### Exercise prompt
The data below needs to be returned exactly, line for line.

### Recorded information

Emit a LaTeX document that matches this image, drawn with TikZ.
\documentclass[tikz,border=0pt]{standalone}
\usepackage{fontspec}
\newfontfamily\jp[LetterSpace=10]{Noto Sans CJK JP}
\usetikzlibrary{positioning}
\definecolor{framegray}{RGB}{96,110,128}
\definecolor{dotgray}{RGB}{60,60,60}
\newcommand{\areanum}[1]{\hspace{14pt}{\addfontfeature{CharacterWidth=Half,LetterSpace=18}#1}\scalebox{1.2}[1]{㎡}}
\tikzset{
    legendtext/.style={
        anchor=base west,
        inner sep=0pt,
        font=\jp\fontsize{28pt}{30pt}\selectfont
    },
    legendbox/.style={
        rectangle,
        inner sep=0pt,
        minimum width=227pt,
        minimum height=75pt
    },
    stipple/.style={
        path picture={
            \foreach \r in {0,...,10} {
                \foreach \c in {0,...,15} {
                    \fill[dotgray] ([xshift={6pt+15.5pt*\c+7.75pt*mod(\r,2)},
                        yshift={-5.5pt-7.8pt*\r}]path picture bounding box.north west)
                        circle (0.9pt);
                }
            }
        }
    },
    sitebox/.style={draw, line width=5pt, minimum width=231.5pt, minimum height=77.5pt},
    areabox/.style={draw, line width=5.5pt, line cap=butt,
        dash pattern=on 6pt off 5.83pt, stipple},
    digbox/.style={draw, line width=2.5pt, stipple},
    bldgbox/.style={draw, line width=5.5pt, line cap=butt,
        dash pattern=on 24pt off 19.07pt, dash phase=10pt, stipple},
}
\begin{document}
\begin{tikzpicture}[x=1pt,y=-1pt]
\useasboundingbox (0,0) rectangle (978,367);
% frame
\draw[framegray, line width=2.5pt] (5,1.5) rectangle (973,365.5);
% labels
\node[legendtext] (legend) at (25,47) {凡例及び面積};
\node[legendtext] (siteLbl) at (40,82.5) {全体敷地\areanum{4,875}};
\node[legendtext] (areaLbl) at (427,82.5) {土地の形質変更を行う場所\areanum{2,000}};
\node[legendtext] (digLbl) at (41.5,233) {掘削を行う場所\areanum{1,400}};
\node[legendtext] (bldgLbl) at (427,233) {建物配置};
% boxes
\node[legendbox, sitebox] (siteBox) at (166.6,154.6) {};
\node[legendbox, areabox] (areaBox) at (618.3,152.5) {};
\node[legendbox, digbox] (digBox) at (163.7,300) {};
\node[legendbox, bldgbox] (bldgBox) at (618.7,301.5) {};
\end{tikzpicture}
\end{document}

### Final answer
Emit a LaTeX document that matches this image, drawn with TikZ.
\documentclass[tikz,border=0pt]{standalone}
\usepackage{fontspec}
\newfontfamily\jp[LetterSpace=10]{Noto Sans CJK JP}
\usetikzlibrary{positioning}
\definecolor{framegray}{RGB}{96,110,128}
\definecolor{dotgray}{RGB}{60,60,60}
\newcommand{\areanum}[1]{\hspace{14pt}{\addfontfeature{CharacterWidth=Half,LetterSpace=18}#1}\scalebox{1.2}[1]{㎡}}
\tikzset{
    legendtext/.style={
        anchor=base west,
        inner sep=0pt,
        font=\jp\fontsize{28pt}{30pt}\selectfont
    },
    legendbox/.style={
        rectangle,
        inner sep=0pt,
        minimum width=227pt,
        minimum height=75pt
    },
    stipple/.style={
        path picture={
            \foreach \r in {0,...,10} {
                \foreach \c in {0,...,15} {
                    \fill[dotgray] ([xshift={6pt+15.5pt*\c+7.75pt*mod(\r,2)},
                        yshift={-5.5pt-7.8pt*\r}]path picture bounding box.north west)
                        circle (0.9pt);
                }
            }
        }
    },
    sitebox/.style={draw, line width=5pt, minimum width=231.5pt, minimum height=77.5pt},
    areabox/.style={draw, line width=5.5pt, line cap=butt,
        dash pattern=on 6pt off 5.83pt, stipple},
    digbox/.style={draw, line width=2.5pt, stipple},
    bldgbox/.style={draw, line width=5.5pt, line cap=butt,
        dash pattern=on 24pt off 19.07pt, dash phase=10pt, stipple},
}
\begin{document}
\begin{tikzpicture}[x=1pt,y=-1pt]
\useasboundingbox (0,0) rectangle (978,367);
% frame
\draw[framegray, line width=2.5pt] (5,1.5) rectangle (973,365.5);
% labels
\node[legendtext] (legend) at (25,47) {凡例及び面積};
\node[legendtext] (siteLbl) at (40,82.5) {全体敷地\areanum{4,875}};
\node[legendtext] (areaLbl) at (427,82.5) {土地の形質変更を行う場所\areanum{2,000}};
\node[legendtext] (digLbl) at (41.5,233) {掘削を行う場所\areanum{1,400}};
\node[legendtext] (bldgLbl) at (427,233) {建物配置};
% boxes
\node[legendbox, sitebox] (siteBox) at (166.6,154.6) {};
\node[legendbox, areabox] (areaBox) at (618.3,152.5) {};
\node[legendbox, digbox] (digBox) at (163.7,300) {};
\node[legendbox, bldgbox] (bldgBox) at (618.7,301.5) {};
\end{tikzpicture}
\end{document}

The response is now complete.